__Dataset extract__:
────────────────────────────────────────

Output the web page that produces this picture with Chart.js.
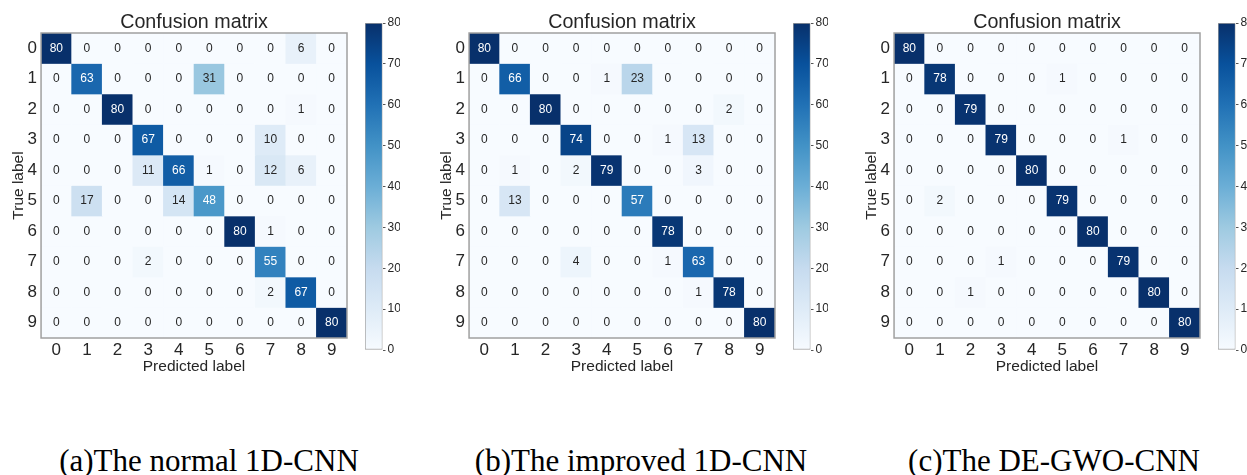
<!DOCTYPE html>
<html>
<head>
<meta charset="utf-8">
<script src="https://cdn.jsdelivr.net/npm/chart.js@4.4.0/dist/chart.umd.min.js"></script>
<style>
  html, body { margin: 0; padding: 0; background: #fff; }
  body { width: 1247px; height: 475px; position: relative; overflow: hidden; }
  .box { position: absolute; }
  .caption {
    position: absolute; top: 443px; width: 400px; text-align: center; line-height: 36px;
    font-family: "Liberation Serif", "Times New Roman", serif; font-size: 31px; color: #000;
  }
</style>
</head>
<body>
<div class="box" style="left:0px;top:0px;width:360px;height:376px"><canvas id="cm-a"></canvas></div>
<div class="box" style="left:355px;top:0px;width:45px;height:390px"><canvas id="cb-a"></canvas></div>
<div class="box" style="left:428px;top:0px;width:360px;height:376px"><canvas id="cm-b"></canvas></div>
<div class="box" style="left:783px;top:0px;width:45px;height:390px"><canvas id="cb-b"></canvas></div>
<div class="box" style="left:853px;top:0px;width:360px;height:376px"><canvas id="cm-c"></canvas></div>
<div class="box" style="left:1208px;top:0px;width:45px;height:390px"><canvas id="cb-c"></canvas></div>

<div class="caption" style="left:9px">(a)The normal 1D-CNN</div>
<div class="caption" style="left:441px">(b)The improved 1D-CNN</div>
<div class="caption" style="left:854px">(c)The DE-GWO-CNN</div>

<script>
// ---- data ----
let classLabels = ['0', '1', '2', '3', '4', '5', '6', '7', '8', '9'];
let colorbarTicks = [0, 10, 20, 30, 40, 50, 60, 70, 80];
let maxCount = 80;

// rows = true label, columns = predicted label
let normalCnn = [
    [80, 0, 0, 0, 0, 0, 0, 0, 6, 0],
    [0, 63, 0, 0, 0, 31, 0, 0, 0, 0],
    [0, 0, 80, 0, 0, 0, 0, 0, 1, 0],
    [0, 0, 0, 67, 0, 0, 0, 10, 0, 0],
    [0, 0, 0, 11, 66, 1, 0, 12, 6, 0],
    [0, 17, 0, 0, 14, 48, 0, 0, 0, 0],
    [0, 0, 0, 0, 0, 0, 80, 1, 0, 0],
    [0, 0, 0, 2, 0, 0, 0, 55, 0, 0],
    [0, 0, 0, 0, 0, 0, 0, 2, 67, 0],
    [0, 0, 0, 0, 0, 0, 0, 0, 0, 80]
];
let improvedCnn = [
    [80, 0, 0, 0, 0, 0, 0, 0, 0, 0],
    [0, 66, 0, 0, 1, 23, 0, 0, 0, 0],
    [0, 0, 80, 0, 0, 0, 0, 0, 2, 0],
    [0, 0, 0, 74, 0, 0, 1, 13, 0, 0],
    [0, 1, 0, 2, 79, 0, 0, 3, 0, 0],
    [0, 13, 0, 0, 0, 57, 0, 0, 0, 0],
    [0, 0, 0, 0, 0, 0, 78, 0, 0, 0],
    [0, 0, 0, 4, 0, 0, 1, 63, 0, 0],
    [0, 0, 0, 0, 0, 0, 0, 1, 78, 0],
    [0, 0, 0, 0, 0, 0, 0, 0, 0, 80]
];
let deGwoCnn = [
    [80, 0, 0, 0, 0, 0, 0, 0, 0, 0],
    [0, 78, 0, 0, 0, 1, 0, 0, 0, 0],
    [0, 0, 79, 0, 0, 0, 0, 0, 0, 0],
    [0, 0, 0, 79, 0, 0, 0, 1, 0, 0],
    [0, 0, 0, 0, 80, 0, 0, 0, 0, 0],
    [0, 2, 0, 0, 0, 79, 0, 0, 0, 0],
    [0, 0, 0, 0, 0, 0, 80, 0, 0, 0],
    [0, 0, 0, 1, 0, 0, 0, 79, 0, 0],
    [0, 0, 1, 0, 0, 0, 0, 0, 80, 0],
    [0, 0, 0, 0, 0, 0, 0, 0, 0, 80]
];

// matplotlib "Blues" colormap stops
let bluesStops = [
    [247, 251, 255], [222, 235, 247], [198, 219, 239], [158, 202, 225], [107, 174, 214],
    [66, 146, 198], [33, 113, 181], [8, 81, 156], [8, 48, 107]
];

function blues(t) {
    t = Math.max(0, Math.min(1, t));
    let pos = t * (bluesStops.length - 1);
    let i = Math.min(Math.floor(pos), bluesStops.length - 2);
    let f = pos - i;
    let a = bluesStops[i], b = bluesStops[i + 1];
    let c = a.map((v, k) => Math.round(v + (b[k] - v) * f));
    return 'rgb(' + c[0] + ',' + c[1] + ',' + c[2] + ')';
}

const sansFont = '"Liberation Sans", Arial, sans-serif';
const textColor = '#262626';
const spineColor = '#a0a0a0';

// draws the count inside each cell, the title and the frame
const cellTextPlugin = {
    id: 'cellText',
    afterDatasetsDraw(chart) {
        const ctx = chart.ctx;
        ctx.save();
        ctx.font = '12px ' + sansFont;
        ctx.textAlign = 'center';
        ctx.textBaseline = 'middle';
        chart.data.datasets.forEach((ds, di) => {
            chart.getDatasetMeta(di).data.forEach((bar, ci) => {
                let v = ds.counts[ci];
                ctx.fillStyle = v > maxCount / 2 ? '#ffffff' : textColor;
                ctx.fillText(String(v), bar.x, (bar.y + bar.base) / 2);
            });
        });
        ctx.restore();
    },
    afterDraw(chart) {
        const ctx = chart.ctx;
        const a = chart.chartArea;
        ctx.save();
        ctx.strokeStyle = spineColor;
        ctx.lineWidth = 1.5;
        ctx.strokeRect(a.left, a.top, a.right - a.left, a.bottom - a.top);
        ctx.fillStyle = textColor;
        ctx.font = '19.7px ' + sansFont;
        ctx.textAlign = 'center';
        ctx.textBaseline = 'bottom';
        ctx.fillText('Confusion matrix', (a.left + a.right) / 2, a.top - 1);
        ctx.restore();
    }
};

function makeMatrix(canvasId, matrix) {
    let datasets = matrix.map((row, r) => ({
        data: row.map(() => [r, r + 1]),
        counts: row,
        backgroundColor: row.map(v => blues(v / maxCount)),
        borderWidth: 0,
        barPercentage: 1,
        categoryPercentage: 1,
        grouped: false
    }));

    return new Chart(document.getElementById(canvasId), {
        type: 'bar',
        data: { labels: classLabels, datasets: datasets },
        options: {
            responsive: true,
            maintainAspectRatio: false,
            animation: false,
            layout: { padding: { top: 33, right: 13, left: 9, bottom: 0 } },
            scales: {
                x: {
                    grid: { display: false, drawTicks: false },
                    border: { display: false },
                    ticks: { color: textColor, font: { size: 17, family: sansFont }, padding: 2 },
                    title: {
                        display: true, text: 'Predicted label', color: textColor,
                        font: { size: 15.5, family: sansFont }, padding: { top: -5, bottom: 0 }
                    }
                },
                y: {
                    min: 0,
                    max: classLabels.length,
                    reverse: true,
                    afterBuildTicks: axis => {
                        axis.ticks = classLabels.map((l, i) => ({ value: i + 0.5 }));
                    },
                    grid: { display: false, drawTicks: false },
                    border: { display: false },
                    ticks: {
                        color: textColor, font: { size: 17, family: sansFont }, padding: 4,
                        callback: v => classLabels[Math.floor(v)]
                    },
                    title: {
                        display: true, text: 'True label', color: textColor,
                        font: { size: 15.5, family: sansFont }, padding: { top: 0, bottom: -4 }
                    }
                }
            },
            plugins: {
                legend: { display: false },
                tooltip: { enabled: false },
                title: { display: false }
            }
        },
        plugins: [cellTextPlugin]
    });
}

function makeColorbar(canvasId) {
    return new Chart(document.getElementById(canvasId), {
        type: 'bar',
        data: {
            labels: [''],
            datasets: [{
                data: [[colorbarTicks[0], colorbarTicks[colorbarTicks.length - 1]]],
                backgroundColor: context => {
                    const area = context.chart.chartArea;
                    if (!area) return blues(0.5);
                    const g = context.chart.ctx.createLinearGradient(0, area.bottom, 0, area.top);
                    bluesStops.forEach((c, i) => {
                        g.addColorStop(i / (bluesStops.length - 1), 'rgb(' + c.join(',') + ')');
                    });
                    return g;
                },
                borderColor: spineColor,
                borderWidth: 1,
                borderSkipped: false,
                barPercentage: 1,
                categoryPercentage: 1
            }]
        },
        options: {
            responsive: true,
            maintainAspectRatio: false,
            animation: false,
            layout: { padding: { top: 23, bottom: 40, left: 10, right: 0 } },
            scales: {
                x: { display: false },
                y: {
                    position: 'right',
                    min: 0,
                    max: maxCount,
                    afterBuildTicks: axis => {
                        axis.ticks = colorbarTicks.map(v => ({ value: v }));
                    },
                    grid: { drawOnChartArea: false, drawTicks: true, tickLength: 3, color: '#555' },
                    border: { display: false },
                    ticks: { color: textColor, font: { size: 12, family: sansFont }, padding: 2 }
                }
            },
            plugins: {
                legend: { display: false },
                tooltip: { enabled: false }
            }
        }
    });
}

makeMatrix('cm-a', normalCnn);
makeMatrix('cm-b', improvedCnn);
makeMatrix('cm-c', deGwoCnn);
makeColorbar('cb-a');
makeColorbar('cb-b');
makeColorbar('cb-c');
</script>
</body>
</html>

────────────────────────────────────────

__What you will do__: Restate the data word for word from its first line through the line with "let maxCount = 80;", leaving out any picture along the way.

__Final result__:
Output the web page that produces this picture with Chart.js.
<!DOCTYPE html>
<html>
<head>
<meta charset="utf-8">
<script src="https://cdn.jsdelivr.net/npm/chart.js@4.4.0/dist/chart.umd.min.js"></script>
<style>
  html, body { margin: 0; padding: 0; background: #fff; }
  body { width: 1247px; height: 475px; position: relative; overflow: hidden; }
  .box { position: absolute; }
  .caption {
    position: absolute; top: 443px; width: 400px; text-align: center; line-height: 36px;
    font-family: "Liberation Serif", "Times New Roman", serif; font-size: 31px; color: #000;
  }
</style>
</head>
<body>
<div class="box" style="left:0px;top:0px;width:360px;height:376px"><canvas id="cm-a"></canvas></div>
<div class="box" style="left:355px;top:0px;width:45px;height:390px"><canvas id="cb-a"></canvas></div>
<div class="box" style="left:428px;top:0px;width:360px;height:376px"><canvas id="cm-b"></canvas></div>
<div class="box" style="left:783px;top:0px;width:45px;height:390px"><canvas id="cb-b"></canvas></div>
<div class="box" style="left:853px;top:0px;width:360px;height:376px"><canvas id="cm-c"></canvas></div>
<div class="box" style="left:1208px;top:0px;width:45px;height:390px"><canvas id="cb-c"></canvas></div>

<div class="caption" style="left:9px">(a)The normal 1D-CNN</div>
<div class="caption" style="left:441px">(b)The improved 1D-CNN</div>
<div class="caption" style="left:854px">(c)The DE-GWO-CNN</div>

<script>
// ---- data ----
let classLabels = ['0', '1', '2', '3', '4', '5', '6', '7', '8', '9'];
let colorbarTicks = [0, 10, 20, 30, 40, 50, 60, 70, 80];
let maxCount = 80;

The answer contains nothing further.